• **RAW DATA**:
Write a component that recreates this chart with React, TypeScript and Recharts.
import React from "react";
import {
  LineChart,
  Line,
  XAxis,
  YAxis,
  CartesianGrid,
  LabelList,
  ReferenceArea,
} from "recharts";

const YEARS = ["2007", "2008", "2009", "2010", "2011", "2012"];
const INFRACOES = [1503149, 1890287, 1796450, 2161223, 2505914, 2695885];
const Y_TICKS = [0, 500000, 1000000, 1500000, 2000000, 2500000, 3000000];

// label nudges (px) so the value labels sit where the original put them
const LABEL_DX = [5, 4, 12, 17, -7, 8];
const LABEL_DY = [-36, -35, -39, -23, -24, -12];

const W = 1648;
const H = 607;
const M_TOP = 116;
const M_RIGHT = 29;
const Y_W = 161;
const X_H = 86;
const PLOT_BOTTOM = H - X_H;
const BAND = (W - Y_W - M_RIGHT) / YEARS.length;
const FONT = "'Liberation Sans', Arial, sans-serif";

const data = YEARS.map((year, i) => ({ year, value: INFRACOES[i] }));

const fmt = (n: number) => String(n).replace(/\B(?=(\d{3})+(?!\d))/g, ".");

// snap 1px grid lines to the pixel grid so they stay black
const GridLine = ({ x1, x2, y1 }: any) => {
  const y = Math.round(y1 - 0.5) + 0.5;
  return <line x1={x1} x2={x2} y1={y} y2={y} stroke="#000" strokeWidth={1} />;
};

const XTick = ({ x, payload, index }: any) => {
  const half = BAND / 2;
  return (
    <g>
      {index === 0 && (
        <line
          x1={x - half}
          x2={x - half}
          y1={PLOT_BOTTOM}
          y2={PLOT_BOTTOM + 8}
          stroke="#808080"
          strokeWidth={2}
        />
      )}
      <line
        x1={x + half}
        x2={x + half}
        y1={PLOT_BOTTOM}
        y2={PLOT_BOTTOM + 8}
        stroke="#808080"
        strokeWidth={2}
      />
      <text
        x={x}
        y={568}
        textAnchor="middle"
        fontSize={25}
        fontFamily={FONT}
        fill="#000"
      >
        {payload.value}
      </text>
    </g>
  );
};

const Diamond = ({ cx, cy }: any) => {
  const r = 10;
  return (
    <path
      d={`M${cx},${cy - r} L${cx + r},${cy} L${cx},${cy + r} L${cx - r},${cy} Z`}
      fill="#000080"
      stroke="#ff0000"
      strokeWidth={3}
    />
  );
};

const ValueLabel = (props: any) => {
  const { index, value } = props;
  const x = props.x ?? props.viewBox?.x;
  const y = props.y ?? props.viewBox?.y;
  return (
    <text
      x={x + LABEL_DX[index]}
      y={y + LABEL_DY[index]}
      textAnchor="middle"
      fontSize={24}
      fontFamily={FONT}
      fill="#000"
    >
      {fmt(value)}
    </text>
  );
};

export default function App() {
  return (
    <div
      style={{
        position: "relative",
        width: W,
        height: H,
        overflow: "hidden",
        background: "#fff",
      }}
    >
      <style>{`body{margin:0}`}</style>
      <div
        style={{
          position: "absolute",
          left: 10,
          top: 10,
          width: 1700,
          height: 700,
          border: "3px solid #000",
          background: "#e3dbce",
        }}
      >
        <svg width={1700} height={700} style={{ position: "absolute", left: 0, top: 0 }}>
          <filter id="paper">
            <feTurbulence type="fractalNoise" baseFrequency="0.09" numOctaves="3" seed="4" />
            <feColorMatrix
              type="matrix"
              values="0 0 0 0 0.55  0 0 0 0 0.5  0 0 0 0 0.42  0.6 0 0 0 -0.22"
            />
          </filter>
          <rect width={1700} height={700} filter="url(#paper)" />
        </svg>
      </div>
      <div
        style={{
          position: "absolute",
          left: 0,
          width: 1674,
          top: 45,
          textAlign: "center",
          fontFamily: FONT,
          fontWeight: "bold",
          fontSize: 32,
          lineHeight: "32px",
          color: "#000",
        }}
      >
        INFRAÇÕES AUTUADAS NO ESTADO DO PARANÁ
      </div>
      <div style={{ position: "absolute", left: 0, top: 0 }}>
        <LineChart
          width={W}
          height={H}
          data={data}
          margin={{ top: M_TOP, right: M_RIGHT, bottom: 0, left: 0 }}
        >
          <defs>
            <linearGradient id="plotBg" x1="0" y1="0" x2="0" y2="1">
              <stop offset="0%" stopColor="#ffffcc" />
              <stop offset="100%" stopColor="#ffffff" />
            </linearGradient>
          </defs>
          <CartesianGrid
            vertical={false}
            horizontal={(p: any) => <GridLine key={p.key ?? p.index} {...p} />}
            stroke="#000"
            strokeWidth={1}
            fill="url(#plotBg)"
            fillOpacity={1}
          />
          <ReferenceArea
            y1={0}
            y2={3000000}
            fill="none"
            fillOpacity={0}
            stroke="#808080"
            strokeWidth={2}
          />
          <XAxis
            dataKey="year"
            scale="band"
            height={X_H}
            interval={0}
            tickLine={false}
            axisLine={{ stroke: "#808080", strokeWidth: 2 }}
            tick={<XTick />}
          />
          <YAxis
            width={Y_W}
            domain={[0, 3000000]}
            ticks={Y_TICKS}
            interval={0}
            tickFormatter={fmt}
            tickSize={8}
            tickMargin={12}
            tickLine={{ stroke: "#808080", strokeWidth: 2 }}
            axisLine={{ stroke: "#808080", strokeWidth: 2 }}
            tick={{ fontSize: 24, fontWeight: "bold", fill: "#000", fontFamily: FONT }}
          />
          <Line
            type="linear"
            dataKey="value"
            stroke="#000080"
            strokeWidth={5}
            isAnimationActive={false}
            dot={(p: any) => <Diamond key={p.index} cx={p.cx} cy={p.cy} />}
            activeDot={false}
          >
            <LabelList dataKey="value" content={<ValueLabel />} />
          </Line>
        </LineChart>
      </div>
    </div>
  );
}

• **EXERCISE**:
Copy down the whole of the data above, matching it exactly.

• **EXPECTED OUTPUT**:
Write a component that recreates this chart with React, TypeScript and Recharts.
import React from "react";
import {
  LineChart,
  Line,
  XAxis,
  YAxis,
  CartesianGrid,
  LabelList,
  ReferenceArea,
} from "recharts";

const YEARS = ["2007", "2008", "2009", "2010", "2011", "2012"];
const INFRACOES = [1503149, 1890287, 1796450, 2161223, 2505914, 2695885];
const Y_TICKS = [0, 500000, 1000000, 1500000, 2000000, 2500000, 3000000];

// label nudges (px) so the value labels sit where the original put them
const LABEL_DX = [5, 4, 12, 17, -7, 8];
const LABEL_DY = [-36, -35, -39, -23, -24, -12];

const W = 1648;
const H = 607;
const M_TOP = 116;
const M_RIGHT = 29;
const Y_W = 161;
const X_H = 86;
const PLOT_BOTTOM = H - X_H;
const BAND = (W - Y_W - M_RIGHT) / YEARS.length;
const FONT = "'Liberation Sans', Arial, sans-serif";

const data = YEARS.map((year, i) => ({ year, value: INFRACOES[i] }));

const fmt = (n: number) => String(n).replace(/\B(?=(\d{3})+(?!\d))/g, ".");

// snap 1px grid lines to the pixel grid so they stay black
const GridLine = ({ x1, x2, y1 }: any) => {
  const y = Math.round(y1 - 0.5) + 0.5;
  return <line x1={x1} x2={x2} y1={y} y2={y} stroke="#000" strokeWidth={1} />;
};

const XTick = ({ x, payload, index }: any) => {
  const half = BAND / 2;
  return (
    <g>
      {index === 0 && (
        <line
          x1={x - half}
          x2={x - half}
          y1={PLOT_BOTTOM}
          y2={PLOT_BOTTOM + 8}
          stroke="#808080"
          strokeWidth={2}
        />
      )}
      <line
        x1={x + half}
        x2={x + half}
        y1={PLOT_BOTTOM}
        y2={PLOT_BOTTOM + 8}
        stroke="#808080"
        strokeWidth={2}
      />
      <text
        x={x}
        y={568}
        textAnchor="middle"
        fontSize={25}
        fontFamily={FONT}
        fill="#000"
      >
        {payload.value}
      </text>
    </g>
  );
};

const Diamond = ({ cx, cy }: any) => {
  const r = 10;
  return (
    <path
      d={`M${cx},${cy - r} L${cx + r},${cy} L${cx},${cy + r} L${cx - r},${cy} Z`}
      fill="#000080"
      stroke="#ff0000"
      strokeWidth={3}
    />
  );
};

const ValueLabel = (props: any) => {
  const { index, value } = props;
  const x = props.x ?? props.viewBox?.x;
  const y = props.y ?? props.viewBox?.y;
  return (
    <text
      x={x + LABEL_DX[index]}
      y={y + LABEL_DY[index]}
      textAnchor="middle"
      fontSize={24}
      fontFamily={FONT}
      fill="#000"
    >
      {fmt(value)}
    </text>
  );
};

export default function App() {
  return (
    <div
      style={{
        position: "relative",
        width: W,
        height: H,
        overflow: "hidden",
        background: "#fff",
      }}
    >
      <style>{`body{margin:0}`}</style>
      <div
        style={{
          position: "absolute",
          left: 10,
          top: 10,
          width: 1700,
          height: 700,
          border: "3px solid #000",
          background: "#e3dbce",
        }}
      >
        <svg width={1700} height={700} style={{ position: "absolute", left: 0, top: 0 }}>
          <filter id="paper">
            <feTurbulence type="fractalNoise" baseFrequency="0.09" numOctaves="3" seed="4" />
            <feColorMatrix
              type="matrix"
              values="0 0 0 0 0.55  0 0 0 0 0.5  0 0 0 0 0.42  0.6 0 0 0 -0.22"
            />
          </filter>
          <rect width={1700} height={700} filter="url(#paper)" />
        </svg>
      </div>
      <div
        style={{
          position: "absolute",
          left: 0,
          width: 1674,
          top: 45,
          textAlign: "center",
          fontFamily: FONT,
          fontWeight: "bold",
          fontSize: 32,
          lineHeight: "32px",
          color: "#000",
        }}
      >
        INFRAÇÕES AUTUADAS NO ESTADO DO PARANÁ
      </div>
      <div style={{ position: "absolute", left: 0, top: 0 }}>
        <LineChart
          width={W}
          height={H}
          data={data}
          margin={{ top: M_TOP, right: M_RIGHT, bottom: 0, left: 0 }}
        >
          <defs>
            <linearGradient id="plotBg" x1="0" y1="0" x2="0" y2="1">
              <stop offset="0%" stopColor="#ffffcc" />
              <stop offset="100%" stopColor="#ffffff" />
            </linearGradient>
          </defs>
          <CartesianGrid
            vertical={false}
            horizontal={(p: any) => <GridLine key={p.key ?? p.index} {...p} />}
            stroke="#000"
            strokeWidth={1}
            fill="url(#plotBg)"
            fillOpacity={1}
          />
          <ReferenceArea
            y1={0}
            y2={3000000}
            fill="none"
            fillOpacity={0}
            stroke="#808080"
            strokeWidth={2}
          />
          <XAxis
            dataKey="year"
            scale="band"
            height={X_H}
            interval={0}
            tickLine={false}
            axisLine={{ stroke: "#808080", strokeWidth: 2 }}
            tick={<XTick />}
          />
          <YAxis
            width={Y_W}
            domain={[0, 3000000]}
            ticks={Y_TICKS}
            interval={0}
            tickFormatter={fmt}
            tickSize={8}
            tickMargin={12}
            tickLine={{ stroke: "#808080", strokeWidth: 2 }}
            axisLine={{ stroke: "#808080", strokeWidth: 2 }}
            tick={{ fontSize: 24, fontWeight: "bold", fill: "#000", fontFamily: FONT }}
          />
          <Line
            type="linear"
            dataKey="value"
            stroke="#000080"
            strokeWidth={5}
            isAnimationActive={false}
            dot={(p: any) => <Diamond key={p.index} cx={p.cx} cy={p.cy} />}
            activeDot={false}
          >
            <LabelList dataKey="value" content={<ValueLabel />} />
          </Line>
        </LineChart>
      </div>
    </div>
  );
}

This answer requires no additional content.